THE European Union’s praise of Guyana’s 2025 elections as peaceful, well-managed and sound is an important recognition of democratic progress.
However, the report’s mention of the “incumbency advantage” as a criticism highlights a troubling contradiction in today’s electoral discussions. It mixes good governance with electoral misconduct.
Minister Kwame McCoy’s recent response to this thinking deserves attention. It raises a key question about what democracy truly expects from governments during elections.
The idea that good governance is suspicious during election years is not only impractical. It is also undemocratic. When observers warn against the “advantage of incumbency” because a government completes budgeted projects, opens hospitals, or provides promised services, they imply that competence is unethical.
This sets an impossible standard where governments must choose between meeting their obligations and seeming neutral. This isn’t a real choice; it is a demand for paralysis disguised as fairness.

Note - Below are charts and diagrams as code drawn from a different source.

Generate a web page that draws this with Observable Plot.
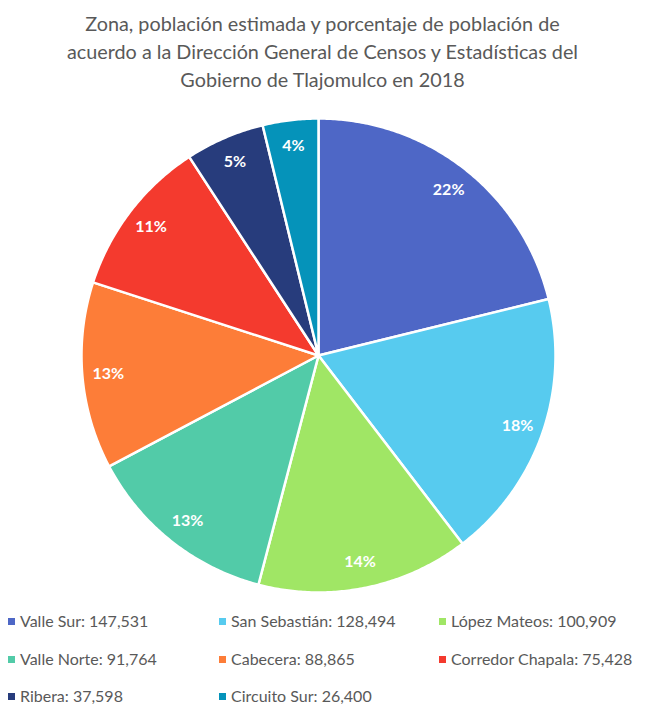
<!DOCTYPE html>
<html><head><meta charset="utf-8">
<script src="https://cdn.jsdelivr.net/npm/d3@7"></script>
<script src="https://cdn.jsdelivr.net/npm/@observablehq/plot@0.6"></script>
<style>
body{margin:0;background:#fff;font-family:Lato,"Open Sans",sans-serif;width:645px;height:706px;overflow:hidden;}
#title{color:#595959;font-size:19.8px;line-height:28px;text-align:center;padding-top:9px;height:83px;}
#chart{height:510px;}
#legend{position:relative;height:112px;color:#595959;font-size:16px;}
.item{position:absolute;white-space:nowrap;line-height:20px;}
.sw{display:inline-block;width:7px;height:7px;margin-right:5px;vertical-align:middle;position:relative;top:-1px;}
</style></head><body>
<div id="title">Zona, población estimada y porcentaje de población de<br>acuerdo a la Dirección General de Censos y Estadísticas del<br>Gobierno de Tlajomulco en 2018</div>
<div id="chart"></div>
<div id="legend"></div>
<script>
const zonas = ["Valle Sur","San Sebastián","López Mateos","Valle Norte","Cabecera","Corredor Chapala","Ribera","Circuito Sur"];
const poblacion = [147531,128494,100909,91764,88865,75428,37598,26400];
const etiquetas = ["22%","18%","14%","13%","13%","11%","5%","4%"];
const colores = ["#4E67C6","#57CBEF","#A0E665","#52CBA8","#FD7D38","#F43A2E","#273C7C","#0593BA"];

const total = d3.sum(poblacion);
const slices = [];
const labels = [];
let cum = 0;
zonas.forEach((z, i) => {
  const a0 = cum / total * 2 * Math.PI;
  cum += poblacion[i];
  const a1 = cum / total * 2 * Math.PI;
  slices.push({zona: z, x: 0, y: 0});
  const n = Math.max(2, Math.ceil((a1 - a0) / (Math.PI / 360)));
  for (let k = 0; k <= n; k++) {
    const a = a0 + (a1 - a0) * k / n;
    slices.push({zona: z, x: Math.sin(a), y: Math.cos(a)});
  }
  slices.push({zona: z, x: 0, y: 0});
  const am = (a0 + a1) / 2;
  labels.push({zona: z, x: 0.89 * Math.sin(am), y: 0.89 * Math.cos(am), text: etiquetas[i]});
});

const cx = 318, cy = 263, R = 237;
const chart = Plot.plot({
  width: 645,
  height: 510,
  margin: 0,
  x: {domain: [-1, 1], range: [cx - R, cx + R], axis: null},
  y: {domain: [-1, 1], range: [cy + R, cy - R], axis: null},
  color: {domain: zonas, range: colores},
  style: {background: "white"},
  marks: [
    Plot.line(slices, {x: "x", y: "y", z: "zona", fill: "zona", stroke: "white", strokeWidth: 2.5, strokeLinejoin: "round", curve: "linear"}),
    Plot.text(labels, {x: "x", y: "y", text: "text", fill: "white", fontWeight: "bold", fontSize: 16, fontFamily: "Lato, sans-serif"})
  ]
});
document.getElementById("chart").appendChild(chart);

const legend = document.getElementById("legend");
const colX = [8, 219, 439];
const rowY = [9, 47, 84];
const fmt = d3.format(",");
zonas.forEach((z, i) => {
  const d = document.createElement("div");
  d.className = "item";
  d.style.left = colX[i % 3] + "px";
  d.style.top = rowY[Math.floor(i / 3)] + "px";
  d.innerHTML = `<span class="sw" style="background:${colores[i]}"></span>${z}: ${fmt(poblacion[i])}`;
  legend.appendChild(d);
});
</script>
</body></html>
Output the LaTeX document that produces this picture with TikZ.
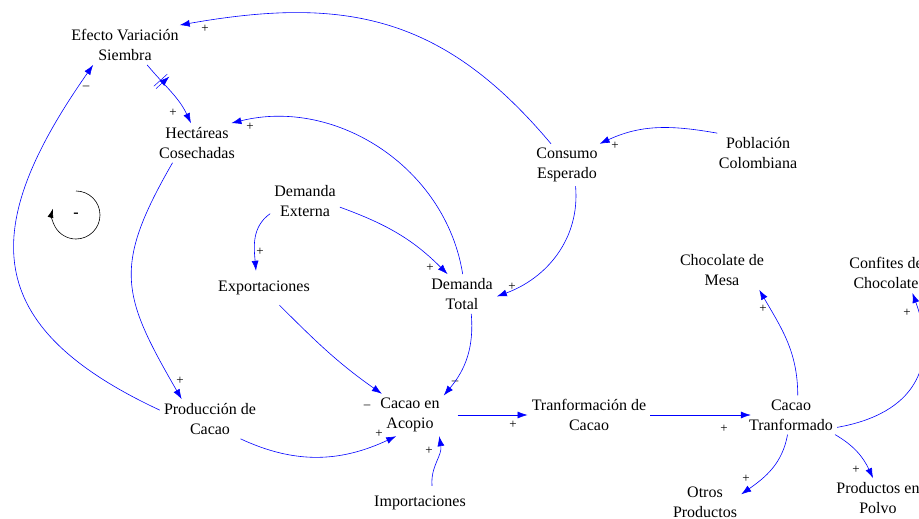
\documentclass[tikz,border=0pt]{standalone}
\usepackage{fontspec}
\setmainfont{Liberation Serif}
\usetikzlibrary{arrows.meta}
\usetikzlibrary{positioning}
\usetikzlibrary{decorations.markings}

\begin{document}
\begin{tikzpicture}[x=1pt, y=1pt,
    var/.style={align=center, inner sep=4pt, font=\fontsize{16}{20}\selectfont},
    link/.style={blue, line width=0.6pt, -{Latex[length=10pt, width=7pt]}},
    sign/.style={inner sep=0pt, font=\fontsize{13}{13}\selectfont},
    delaymark/.style={postaction={decorate}, decoration={markings, mark=at position #1 with {\draw[blue, line width=0.5pt] (-1.6,-9) -- (-1.6,9) (1.6,-9) -- (1.6,9);}}}]
  \useasboundingbox (0,0) rectangle (919,-519);
  \clip (0,0) rectangle (919,-519);
  % variables
  \node[var] (x1) at (125,-45) {Efecto Variación\\Siembra};
  \node[var] (x2) at (197,-143) {Hectáreas\\Cosechadas};
  \node[var] (x3) at (567,-165) {Consumo\\Esperado};
  \node[var] (x4) at (758,-153) {Población\\Colombiana};
  \node[var] (x5) at (305,-201) {Demanda\\Externa};
  \node[var, inner ysep=10pt] (x6) at (264,-288) {Exportaciones};
  \node[var] (x7) at (462,-294) {Demanda\\Total};
  \node[var] (x8) at (210,-419) {Producción de\\Cacao};
  \node[var] (x9) at (410,-415) {Cacao en\\Acopio};
  \node[var, xshift=179] (x10) at (x9.center) {Tranformación de\\Cacao};
  \node[var, xshift=202] (x11) at (x10.center) {Cacao\\Tranformado};
  \node[var] (x12) at (722,-270) {Chocolate de\\Mesa};
  \node[var] (x13) at (886,-273) {Confites de\\Chocolate};
  \node[var, inner ysep=10pt] (x14) at (420,-503) {Importaciones};
  \node[var] (x15) at (705,-502) {Otros\\Productos};
  \node[var] (x16) at (878,-498) {Productos en\\Polvo};
  % polarities
  \node[sign] (s1) at (205,-29) {+};
  \node[sign] (s2) at (173,-113) {+};
  \node[sign] (s3) at (250,-127) {+};
  \node[sign] (s4) at (180,-381) {+};
  \node[sign] (s5) at (86,-88) {--};
  \node[sign] (s6) at (379,-434) {+};
  \node[sign] (s7) at (367,-407) {--};
  \node[sign] (s8) at (455,-383) {--};
  \node[sign] (s9) at (429,-451) {+};
  \node[sign] (s10) at (513,-425) {+};
  \node[sign] (s11) at (724,-429) {+};
  \node[sign] (s12) at (260,-252) {+};
  \node[sign] (s13) at (430,-268) {+};
  \node[sign] (s14) at (512,-287) {+};
  \node[sign] (s15) at (615,-146) {+};
  \node[sign] (s16) at (763,-309) {+};
  \node[sign] (s17) at (907,-313) {+};
  \node[sign] (s18) at (746,-479) {+};
  \node[sign] (s19) at (856,-470) {+};
  % loop
  \draw[line width=0.6pt, -{Latex[length=9pt, width=6pt]}] (76,-191) arc[start angle=90, end angle=-195, radius=24];
  \node[font=\fontsize{16}{16}\selectfont\bfseries] (x17) at (76,-215) {-};
  % links
  \draw[link] (x3.127) to[out=130, in=10, looseness=1.1] (x1.20);
  \draw[link, delaymark=0.3] (x1.-42) to[out=-50, in=115] (x2.107);
  \draw[link] (x7.88) to[out=99, in=14] (x2.30);
  \draw[link] (x2.-141) to[out=-120, in=120, looseness=1.3] (x8.145);
  \draw[link] (x8.170) to[out=155, in=-125, looseness=1.45] (x1.-148);
  \draw[link] (x8.-33) to[out=-25, in=-155] (x9.-123);
  \draw[link] (x6.-48) to[out=-45, in=145] (x9.143);
  \draw[link] (x7.-65) to[out=-85, in=50] (x9.30);
  \draw[link] (x14.55) to[out=95, in=-80] (x9.-36);
  \draw[link, shorten <=14pt] (x9) -- (x10);
  \draw[link, shorten >=-6pt] (x10) -- (x11);
  \draw[link] (x5.-160) to[out=-145, in=95] (x6.115);
  \draw[link] (x5.-10) to[out=-20, in=135] (x7.126);
  \draw[link] (x3.-68) to[out=-85, in=20] (x7.-4);
  \draw[link] (x4.154) to[out=170, in=25] (x3.33);
  \draw[link] (x11.71) to[out=90, in=-60] (x12.-28);
  \draw[link] (x11.-15) to[out=10, in=-70, looseness=1.3] (x13.-37);
  \draw[link] (x11.-100) to[out=-100, in=35] (x15.12);
  \draw[link] (x11.-24) to[out=-30, in=115] (x16.104);
\end{tikzpicture}
\end{document}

Think about the absurdity of the alternative. Should governments put infrastructural projects on hold because an election is coming? Should newly built hospitals stay closed? Should agricultural subsidies be paused to avoid claims of political manoeuvring?
This is not neutrality but rather it is refusal to act. It treats citizens as secondary to the idea of “balance,” denying communities vital services just because delivering them might remind voters that the government is functioning.
Ironically, this reasoning could undermine the very democratic legitimacy it claims to protect, as voters become frustrated with a government that stops working during its most critical time for accountability.
Democratic governments in established democracies understand this well. European governments campaign on their records because performance matters.
They cut ribbons, launch programmes, and showcase their achievements—not as underhanded tactics, but as clear commitments to their record. The public judges them based on this at the ballot box.
This is real accountability. The electorate votes on the basis of visible results, not on the unrealistic idea that all governments should become invisible during elections.
The point Minister McCoy makes is vital, as schools, roads, hospitals, and social programmes are not “incumbency perks” given to friends.
They are the results of governmental responsibility. To label effective delivery as misconduct is to mix hard work with wrongdoing, professionalism with propaganda. A healthy democracy is not measured by how quietly governments withdraw before elections, but instead by what they provide to their citizens throughout their entire time in office, including during elections.
This is not a call for unfettered state resources used for political purposes. But all concerned should not confuse the need for governments to change their usual operations to meet outside expectations for invisibility.
Good governance is not cheating; it is expected. Elections are not times for governments to apologise for their competence, but they are times for voters to judge it. A true democracy trusts citizens to differentiate between legitimate governance and political manipulation. That trust is the basis for real accountability.